Charts and diagrams as code
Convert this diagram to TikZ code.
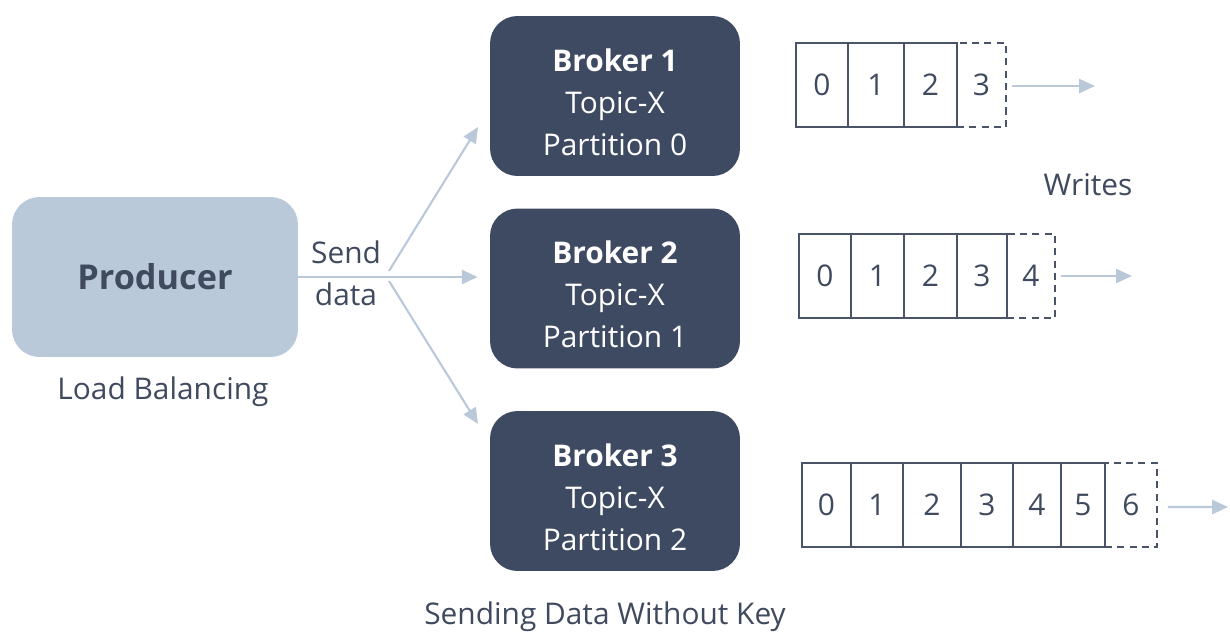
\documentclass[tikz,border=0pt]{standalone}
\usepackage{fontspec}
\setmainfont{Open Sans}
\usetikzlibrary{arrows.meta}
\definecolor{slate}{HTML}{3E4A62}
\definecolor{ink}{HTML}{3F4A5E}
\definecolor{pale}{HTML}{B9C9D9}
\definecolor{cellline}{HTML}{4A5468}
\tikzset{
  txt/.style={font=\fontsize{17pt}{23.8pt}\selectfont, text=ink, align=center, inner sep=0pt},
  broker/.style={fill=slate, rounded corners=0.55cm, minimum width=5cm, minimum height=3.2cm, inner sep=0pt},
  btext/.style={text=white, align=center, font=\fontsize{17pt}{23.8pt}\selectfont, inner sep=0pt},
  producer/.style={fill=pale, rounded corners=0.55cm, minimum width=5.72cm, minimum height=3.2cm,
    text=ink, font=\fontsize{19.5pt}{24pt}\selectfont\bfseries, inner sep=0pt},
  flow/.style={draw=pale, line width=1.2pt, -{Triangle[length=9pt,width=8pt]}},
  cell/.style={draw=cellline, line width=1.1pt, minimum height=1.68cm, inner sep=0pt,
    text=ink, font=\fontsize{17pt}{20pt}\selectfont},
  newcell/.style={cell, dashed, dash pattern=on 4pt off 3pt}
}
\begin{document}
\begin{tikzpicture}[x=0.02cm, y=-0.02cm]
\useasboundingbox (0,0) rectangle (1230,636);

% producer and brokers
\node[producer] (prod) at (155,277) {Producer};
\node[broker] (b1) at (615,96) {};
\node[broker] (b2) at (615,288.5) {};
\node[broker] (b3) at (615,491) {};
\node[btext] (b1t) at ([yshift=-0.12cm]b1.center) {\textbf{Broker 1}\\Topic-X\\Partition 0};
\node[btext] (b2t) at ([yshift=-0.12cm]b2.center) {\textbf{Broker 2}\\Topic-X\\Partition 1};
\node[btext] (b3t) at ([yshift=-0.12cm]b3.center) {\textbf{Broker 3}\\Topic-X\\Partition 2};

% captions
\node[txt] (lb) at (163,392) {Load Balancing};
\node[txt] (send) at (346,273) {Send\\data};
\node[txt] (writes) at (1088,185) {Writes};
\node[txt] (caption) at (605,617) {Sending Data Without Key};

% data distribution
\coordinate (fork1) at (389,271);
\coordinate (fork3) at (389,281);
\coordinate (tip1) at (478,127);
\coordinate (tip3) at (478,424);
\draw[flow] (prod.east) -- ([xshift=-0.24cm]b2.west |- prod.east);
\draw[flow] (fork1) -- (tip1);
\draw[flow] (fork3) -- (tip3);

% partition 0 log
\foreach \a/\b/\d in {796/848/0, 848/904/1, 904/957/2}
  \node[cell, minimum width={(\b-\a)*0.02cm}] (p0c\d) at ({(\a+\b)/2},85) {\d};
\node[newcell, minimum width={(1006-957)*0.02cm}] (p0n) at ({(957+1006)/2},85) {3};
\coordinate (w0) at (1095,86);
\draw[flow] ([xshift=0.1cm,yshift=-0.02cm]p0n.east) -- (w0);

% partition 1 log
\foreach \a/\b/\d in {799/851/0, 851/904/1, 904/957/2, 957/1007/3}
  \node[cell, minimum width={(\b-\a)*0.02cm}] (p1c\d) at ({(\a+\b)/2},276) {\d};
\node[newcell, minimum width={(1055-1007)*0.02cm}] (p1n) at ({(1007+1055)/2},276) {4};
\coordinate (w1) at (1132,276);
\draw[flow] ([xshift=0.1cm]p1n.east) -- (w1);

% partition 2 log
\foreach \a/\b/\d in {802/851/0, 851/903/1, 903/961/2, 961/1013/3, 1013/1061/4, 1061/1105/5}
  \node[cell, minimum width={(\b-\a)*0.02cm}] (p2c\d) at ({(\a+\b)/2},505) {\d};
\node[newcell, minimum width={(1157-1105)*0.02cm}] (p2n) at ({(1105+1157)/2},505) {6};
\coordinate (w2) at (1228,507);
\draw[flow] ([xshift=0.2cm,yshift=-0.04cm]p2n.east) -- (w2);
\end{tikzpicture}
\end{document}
--
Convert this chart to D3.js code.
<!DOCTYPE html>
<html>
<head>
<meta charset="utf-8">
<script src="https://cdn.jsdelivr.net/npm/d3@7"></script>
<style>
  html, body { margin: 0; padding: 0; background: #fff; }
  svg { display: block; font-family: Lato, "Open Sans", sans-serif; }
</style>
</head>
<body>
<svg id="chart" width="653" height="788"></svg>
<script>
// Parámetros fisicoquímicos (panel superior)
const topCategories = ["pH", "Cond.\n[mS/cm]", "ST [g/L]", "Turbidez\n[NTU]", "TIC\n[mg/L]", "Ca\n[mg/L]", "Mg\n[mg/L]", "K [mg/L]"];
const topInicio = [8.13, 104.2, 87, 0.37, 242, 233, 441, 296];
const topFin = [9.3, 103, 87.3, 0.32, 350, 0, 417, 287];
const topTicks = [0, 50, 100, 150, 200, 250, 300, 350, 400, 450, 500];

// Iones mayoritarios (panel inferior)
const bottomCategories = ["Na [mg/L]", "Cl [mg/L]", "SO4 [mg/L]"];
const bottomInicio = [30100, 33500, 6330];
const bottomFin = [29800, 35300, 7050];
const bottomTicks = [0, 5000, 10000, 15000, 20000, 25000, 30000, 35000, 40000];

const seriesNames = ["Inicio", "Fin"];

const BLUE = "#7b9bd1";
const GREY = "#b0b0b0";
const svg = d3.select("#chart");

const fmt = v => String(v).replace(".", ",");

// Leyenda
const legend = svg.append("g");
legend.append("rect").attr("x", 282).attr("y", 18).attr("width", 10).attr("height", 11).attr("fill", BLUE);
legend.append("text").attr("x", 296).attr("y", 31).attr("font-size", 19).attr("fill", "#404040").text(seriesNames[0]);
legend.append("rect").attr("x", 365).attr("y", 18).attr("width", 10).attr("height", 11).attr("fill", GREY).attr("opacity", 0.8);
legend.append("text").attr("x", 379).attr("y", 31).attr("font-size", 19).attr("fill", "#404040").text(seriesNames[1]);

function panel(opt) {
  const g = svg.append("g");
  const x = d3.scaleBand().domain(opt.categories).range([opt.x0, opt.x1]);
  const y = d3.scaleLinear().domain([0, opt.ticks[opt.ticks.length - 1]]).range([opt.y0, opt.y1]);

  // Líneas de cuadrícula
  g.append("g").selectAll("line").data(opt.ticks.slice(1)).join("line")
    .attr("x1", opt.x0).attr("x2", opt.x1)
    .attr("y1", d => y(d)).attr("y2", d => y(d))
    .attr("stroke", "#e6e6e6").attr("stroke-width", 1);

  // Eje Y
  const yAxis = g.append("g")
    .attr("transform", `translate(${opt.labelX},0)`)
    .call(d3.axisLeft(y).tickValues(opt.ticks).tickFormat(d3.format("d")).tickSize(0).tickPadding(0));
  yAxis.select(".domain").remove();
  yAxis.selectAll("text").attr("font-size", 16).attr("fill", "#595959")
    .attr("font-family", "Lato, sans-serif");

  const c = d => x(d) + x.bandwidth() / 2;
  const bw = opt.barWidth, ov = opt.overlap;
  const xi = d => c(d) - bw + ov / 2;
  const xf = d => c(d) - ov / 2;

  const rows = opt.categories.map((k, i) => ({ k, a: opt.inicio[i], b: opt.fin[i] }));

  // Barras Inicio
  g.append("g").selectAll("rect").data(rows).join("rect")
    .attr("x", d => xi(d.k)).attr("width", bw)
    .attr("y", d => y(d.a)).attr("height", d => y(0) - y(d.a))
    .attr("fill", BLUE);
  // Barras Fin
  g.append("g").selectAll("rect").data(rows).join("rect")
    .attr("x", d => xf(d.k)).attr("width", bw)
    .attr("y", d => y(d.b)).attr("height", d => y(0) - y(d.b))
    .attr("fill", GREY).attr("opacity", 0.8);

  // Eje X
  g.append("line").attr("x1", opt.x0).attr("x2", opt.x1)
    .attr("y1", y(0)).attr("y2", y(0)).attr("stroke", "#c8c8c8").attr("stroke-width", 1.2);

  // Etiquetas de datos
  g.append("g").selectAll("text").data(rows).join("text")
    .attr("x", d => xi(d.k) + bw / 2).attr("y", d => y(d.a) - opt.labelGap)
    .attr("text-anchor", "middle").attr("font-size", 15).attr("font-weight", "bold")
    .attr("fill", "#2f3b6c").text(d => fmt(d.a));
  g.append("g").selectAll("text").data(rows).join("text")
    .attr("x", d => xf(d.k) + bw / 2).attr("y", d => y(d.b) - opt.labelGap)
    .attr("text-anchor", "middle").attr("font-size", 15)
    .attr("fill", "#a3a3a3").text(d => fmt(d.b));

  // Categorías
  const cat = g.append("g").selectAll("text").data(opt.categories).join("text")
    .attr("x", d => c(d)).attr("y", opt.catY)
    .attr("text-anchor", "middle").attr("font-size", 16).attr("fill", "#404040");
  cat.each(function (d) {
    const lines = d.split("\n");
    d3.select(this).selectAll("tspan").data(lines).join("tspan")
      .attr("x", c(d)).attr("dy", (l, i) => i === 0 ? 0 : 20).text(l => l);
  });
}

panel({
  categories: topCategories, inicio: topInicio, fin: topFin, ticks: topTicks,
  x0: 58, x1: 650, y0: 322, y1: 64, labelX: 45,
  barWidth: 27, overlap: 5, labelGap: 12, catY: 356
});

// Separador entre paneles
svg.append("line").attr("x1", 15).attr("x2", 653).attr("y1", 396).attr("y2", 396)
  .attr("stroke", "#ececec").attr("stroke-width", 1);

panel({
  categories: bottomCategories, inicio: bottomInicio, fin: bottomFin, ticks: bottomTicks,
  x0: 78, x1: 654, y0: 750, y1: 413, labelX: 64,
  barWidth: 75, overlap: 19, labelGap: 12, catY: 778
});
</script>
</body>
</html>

WHAT THE EXERCISE ASKS: Both the line containing "Convert this diagram to TikZ code." and the line containing "(0,0) rectangle (1230,636);" belong in the copy, along with every line between them. Reproduce that stretch exactly, without the pictures.

COMPLETE ANSWER:
Convert this diagram to TikZ code.
\documentclass[tikz,border=0pt]{standalone}
\usepackage{fontspec}
\setmainfont{Open Sans}
\usetikzlibrary{arrows.meta}
\definecolor{slate}{HTML}{3E4A62}
\definecolor{ink}{HTML}{3F4A5E}
\definecolor{pale}{HTML}{B9C9D9}
\definecolor{cellline}{HTML}{4A5468}
\tikzset{
  txt/.style={font=\fontsize{17pt}{23.8pt}\selectfont, text=ink, align=center, inner sep=0pt},
  broker/.style={fill=slate, rounded corners=0.55cm, minimum width=5cm, minimum height=3.2cm, inner sep=0pt},
  btext/.style={text=white, align=center, font=\fontsize{17pt}{23.8pt}\selectfont, inner sep=0pt},
  producer/.style={fill=pale, rounded corners=0.55cm, minimum width=5.72cm, minimum height=3.2cm,
    text=ink, font=\fontsize{19.5pt}{24pt}\selectfont\bfseries, inner sep=0pt},
  flow/.style={draw=pale, line width=1.2pt, -{Triangle[length=9pt,width=8pt]}},
  cell/.style={draw=cellline, line width=1.1pt, minimum height=1.68cm, inner sep=0pt,
    text=ink, font=\fontsize{17pt}{20pt}\selectfont},
  newcell/.style={cell, dashed, dash pattern=on 4pt off 3pt}
}
\begin{document}
\begin{tikzpicture}[x=0.02cm, y=-0.02cm]
\useasboundingbox (0,0) rectangle (1230,636);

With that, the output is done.